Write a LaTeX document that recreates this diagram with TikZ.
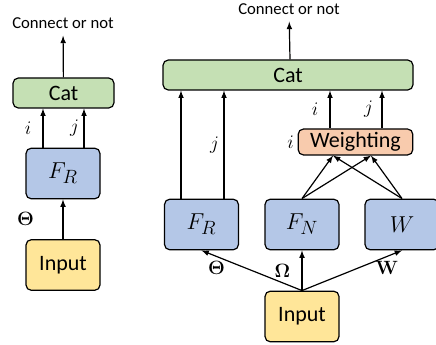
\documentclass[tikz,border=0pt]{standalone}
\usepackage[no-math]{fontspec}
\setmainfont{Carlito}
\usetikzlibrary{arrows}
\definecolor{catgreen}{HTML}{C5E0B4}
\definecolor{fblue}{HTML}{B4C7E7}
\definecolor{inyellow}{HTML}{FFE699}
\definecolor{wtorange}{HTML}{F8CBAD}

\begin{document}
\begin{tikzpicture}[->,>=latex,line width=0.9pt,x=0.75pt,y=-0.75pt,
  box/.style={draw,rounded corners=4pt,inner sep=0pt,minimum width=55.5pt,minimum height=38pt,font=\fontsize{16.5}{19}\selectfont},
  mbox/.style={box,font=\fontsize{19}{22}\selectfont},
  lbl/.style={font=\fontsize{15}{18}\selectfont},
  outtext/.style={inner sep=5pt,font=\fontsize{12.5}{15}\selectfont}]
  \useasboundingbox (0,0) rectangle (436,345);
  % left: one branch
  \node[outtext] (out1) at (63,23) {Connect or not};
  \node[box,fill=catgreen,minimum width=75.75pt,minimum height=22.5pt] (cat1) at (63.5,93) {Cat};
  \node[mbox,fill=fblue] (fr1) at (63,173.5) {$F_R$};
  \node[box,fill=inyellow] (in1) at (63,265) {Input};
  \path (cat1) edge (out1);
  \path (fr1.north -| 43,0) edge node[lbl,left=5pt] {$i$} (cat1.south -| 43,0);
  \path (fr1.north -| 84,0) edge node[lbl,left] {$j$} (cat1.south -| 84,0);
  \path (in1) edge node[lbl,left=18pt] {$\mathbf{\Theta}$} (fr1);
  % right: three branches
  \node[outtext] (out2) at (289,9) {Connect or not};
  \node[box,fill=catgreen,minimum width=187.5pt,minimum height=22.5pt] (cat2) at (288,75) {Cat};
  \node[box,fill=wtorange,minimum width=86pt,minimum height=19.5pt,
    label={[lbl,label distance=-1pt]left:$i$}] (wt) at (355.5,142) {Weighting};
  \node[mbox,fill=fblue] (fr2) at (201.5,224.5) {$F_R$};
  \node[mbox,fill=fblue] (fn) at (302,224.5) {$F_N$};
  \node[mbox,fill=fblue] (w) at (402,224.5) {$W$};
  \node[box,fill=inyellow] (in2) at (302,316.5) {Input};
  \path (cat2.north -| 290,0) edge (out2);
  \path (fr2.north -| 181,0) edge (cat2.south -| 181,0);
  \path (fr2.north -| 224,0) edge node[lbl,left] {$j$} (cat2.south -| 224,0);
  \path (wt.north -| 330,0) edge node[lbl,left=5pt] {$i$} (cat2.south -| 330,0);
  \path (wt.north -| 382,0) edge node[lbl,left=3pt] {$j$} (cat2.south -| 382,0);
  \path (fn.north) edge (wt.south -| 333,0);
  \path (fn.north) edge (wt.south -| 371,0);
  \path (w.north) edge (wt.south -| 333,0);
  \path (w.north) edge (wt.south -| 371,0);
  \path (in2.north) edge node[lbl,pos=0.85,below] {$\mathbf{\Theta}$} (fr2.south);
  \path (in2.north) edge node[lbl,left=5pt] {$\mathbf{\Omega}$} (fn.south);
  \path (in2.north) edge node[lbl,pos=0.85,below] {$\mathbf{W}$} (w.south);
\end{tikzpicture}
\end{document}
◇ ◇ ◇
#### TASK:
Give every line above again exactly, with no pictures.

#### RESULT BELOW:
Write a LaTeX document that recreates this diagram with TikZ.
\documentclass[tikz,border=0pt]{standalone}
\usepackage[no-math]{fontspec}
\setmainfont{Carlito}
\usetikzlibrary{arrows}
\definecolor{catgreen}{HTML}{C5E0B4}
\definecolor{fblue}{HTML}{B4C7E7}
\definecolor{inyellow}{HTML}{FFE699}
\definecolor{wtorange}{HTML}{F8CBAD}

\begin{document}
\begin{tikzpicture}[->,>=latex,line width=0.9pt,x=0.75pt,y=-0.75pt,
  box/.style={draw,rounded corners=4pt,inner sep=0pt,minimum width=55.5pt,minimum height=38pt,font=\fontsize{16.5}{19}\selectfont},
  mbox/.style={box,font=\fontsize{19}{22}\selectfont},
  lbl/.style={font=\fontsize{15}{18}\selectfont},
  outtext/.style={inner sep=5pt,font=\fontsize{12.5}{15}\selectfont}]
  \useasboundingbox (0,0) rectangle (436,345);
  % left: one branch
  \node[outtext] (out1) at (63,23) {Connect or not};
  \node[box,fill=catgreen,minimum width=75.75pt,minimum height=22.5pt] (cat1) at (63.5,93) {Cat};
  \node[mbox,fill=fblue] (fr1) at (63,173.5) {$F_R$};
  \node[box,fill=inyellow] (in1) at (63,265) {Input};
  \path (cat1) edge (out1);
  \path (fr1.north -| 43,0) edge node[lbl,left=5pt] {$i$} (cat1.south -| 43,0);
  \path (fr1.north -| 84,0) edge node[lbl,left] {$j$} (cat1.south -| 84,0);
  \path (in1) edge node[lbl,left=18pt] {$\mathbf{\Theta}$} (fr1);
  % right: three branches
  \node[outtext] (out2) at (289,9) {Connect or not};
  \node[box,fill=catgreen,minimum width=187.5pt,minimum height=22.5pt] (cat2) at (288,75) {Cat};
  \node[box,fill=wtorange,minimum width=86pt,minimum height=19.5pt,
    label={[lbl,label distance=-1pt]left:$i$}] (wt) at (355.5,142) {Weighting};
  \node[mbox,fill=fblue] (fr2) at (201.5,224.5) {$F_R$};
  \node[mbox,fill=fblue] (fn) at (302,224.5) {$F_N$};
  \node[mbox,fill=fblue] (w) at (402,224.5) {$W$};
  \node[box,fill=inyellow] (in2) at (302,316.5) {Input};
  \path (cat2.north -| 290,0) edge (out2);
  \path (fr2.north -| 181,0) edge (cat2.south -| 181,0);
  \path (fr2.north -| 224,0) edge node[lbl,left] {$j$} (cat2.south -| 224,0);
  \path (wt.north -| 330,0) edge node[lbl,left=5pt] {$i$} (cat2.south -| 330,0);
  \path (wt.north -| 382,0) edge node[lbl,left=3pt] {$j$} (cat2.south -| 382,0);
  \path (fn.north) edge (wt.south -| 333,0);
  \path (fn.north) edge (wt.south -| 371,0);
  \path (w.north) edge (wt.south -| 333,0);
  \path (w.north) edge (wt.south -| 371,0);
  \path (in2.north) edge node[lbl,pos=0.85,below] {$\mathbf{\Theta}$} (fr2.south);
  \path (in2.north) edge node[lbl,left=5pt] {$\mathbf{\Omega}$} (fn.south);
  \path (in2.north) edge node[lbl,pos=0.85,below] {$\mathbf{W}$} (w.south);
\end{tikzpicture}
\end{document}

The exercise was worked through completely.